● LISTED RECORDS
------------------------------------
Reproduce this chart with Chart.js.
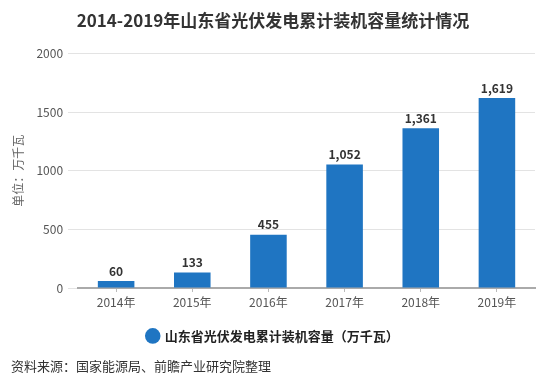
------------------------------------
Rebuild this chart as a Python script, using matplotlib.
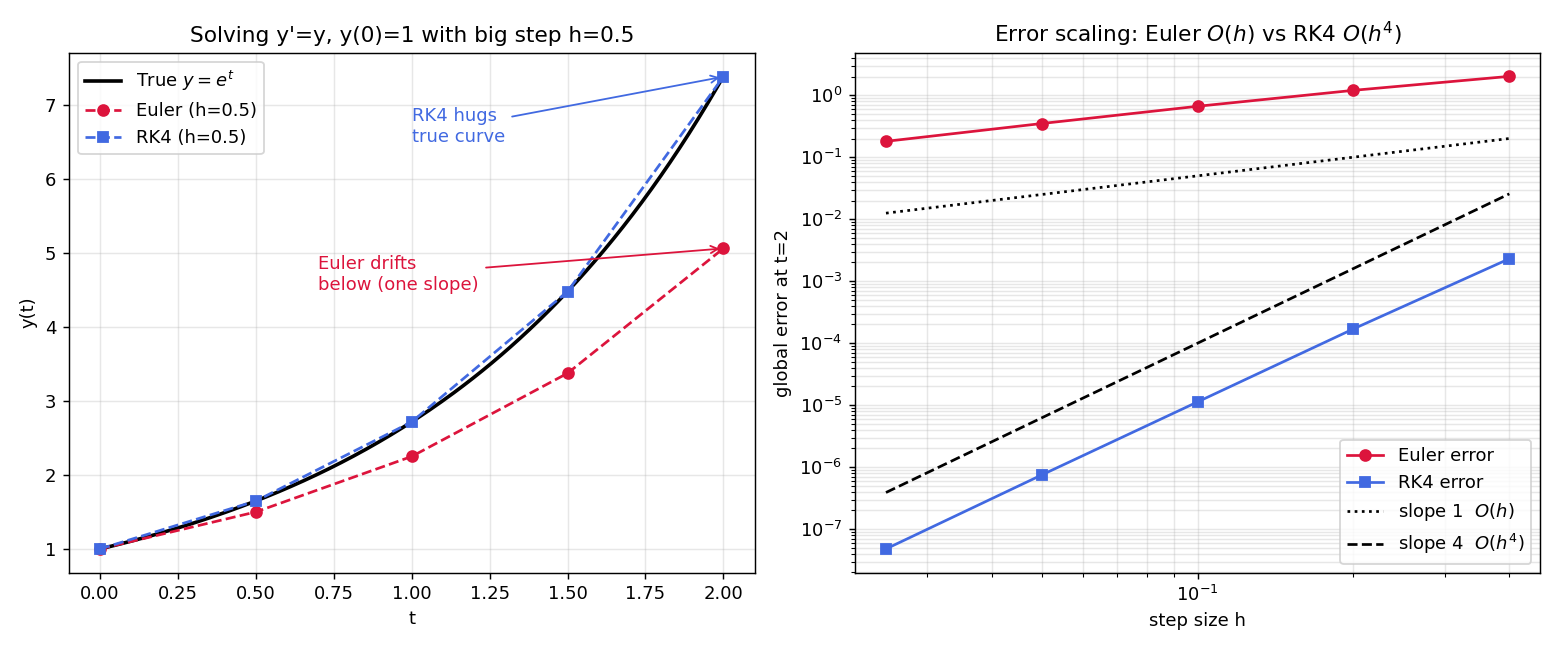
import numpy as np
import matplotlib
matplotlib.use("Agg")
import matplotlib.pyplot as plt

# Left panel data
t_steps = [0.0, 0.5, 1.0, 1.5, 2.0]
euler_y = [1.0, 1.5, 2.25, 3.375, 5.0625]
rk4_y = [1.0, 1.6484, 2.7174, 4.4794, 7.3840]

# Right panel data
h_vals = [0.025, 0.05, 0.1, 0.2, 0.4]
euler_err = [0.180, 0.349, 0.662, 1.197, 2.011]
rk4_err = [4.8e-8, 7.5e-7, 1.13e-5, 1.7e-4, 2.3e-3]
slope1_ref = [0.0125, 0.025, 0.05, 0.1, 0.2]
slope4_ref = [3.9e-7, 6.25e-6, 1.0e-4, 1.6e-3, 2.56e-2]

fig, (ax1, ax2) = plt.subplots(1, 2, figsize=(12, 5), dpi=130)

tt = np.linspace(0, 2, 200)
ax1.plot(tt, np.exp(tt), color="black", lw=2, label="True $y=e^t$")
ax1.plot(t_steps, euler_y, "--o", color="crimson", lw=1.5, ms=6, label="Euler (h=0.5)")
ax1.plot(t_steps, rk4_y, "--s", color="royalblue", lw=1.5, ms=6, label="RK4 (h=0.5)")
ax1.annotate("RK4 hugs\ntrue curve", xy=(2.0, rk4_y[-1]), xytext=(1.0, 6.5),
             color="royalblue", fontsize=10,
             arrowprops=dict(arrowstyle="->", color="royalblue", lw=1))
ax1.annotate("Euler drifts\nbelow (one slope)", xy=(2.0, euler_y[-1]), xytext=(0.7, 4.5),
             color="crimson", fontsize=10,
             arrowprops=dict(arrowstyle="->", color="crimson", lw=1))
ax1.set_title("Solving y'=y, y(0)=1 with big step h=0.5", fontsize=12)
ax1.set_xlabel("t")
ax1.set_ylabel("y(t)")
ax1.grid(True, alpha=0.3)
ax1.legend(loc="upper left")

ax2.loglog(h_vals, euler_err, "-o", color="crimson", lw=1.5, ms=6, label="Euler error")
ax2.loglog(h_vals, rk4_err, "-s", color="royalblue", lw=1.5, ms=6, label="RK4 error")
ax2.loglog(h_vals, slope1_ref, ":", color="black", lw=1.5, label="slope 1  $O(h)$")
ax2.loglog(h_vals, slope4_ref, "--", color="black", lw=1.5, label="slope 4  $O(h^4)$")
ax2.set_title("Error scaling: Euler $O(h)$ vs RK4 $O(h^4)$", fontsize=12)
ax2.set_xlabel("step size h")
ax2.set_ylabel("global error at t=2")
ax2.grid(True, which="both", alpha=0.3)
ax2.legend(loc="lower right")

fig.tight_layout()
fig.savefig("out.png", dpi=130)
------------------------------------
● INSTRUCTION
Using the entries above, extract exactly the lines from the one that contains "Rebuild this chart" through the one that contains "fig, (ax1, ax2)". Do not carry over any pictures.

● FULL OUTPUT
Rebuild this chart as a Python script, using matplotlib.
import numpy as np
import matplotlib
matplotlib.use("Agg")
import matplotlib.pyplot as plt

# Left panel data
t_steps = [0.0, 0.5, 1.0, 1.5, 2.0]
euler_y = [1.0, 1.5, 2.25, 3.375, 5.0625]
rk4_y = [1.0, 1.6484, 2.7174, 4.4794, 7.3840]

# Right panel data
h_vals = [0.025, 0.05, 0.1, 0.2, 0.4]
euler_err = [0.180, 0.349, 0.662, 1.197, 2.011]
rk4_err = [4.8e-8, 7.5e-7, 1.13e-5, 1.7e-4, 2.3e-3]
slope1_ref = [0.0125, 0.025, 0.05, 0.1, 0.2]
slope4_ref = [3.9e-7, 6.25e-6, 1.0e-4, 1.6e-3, 2.56e-2]

fig, (ax1, ax2) = plt.subplots(1, 2, figsize=(12, 5), dpi=130)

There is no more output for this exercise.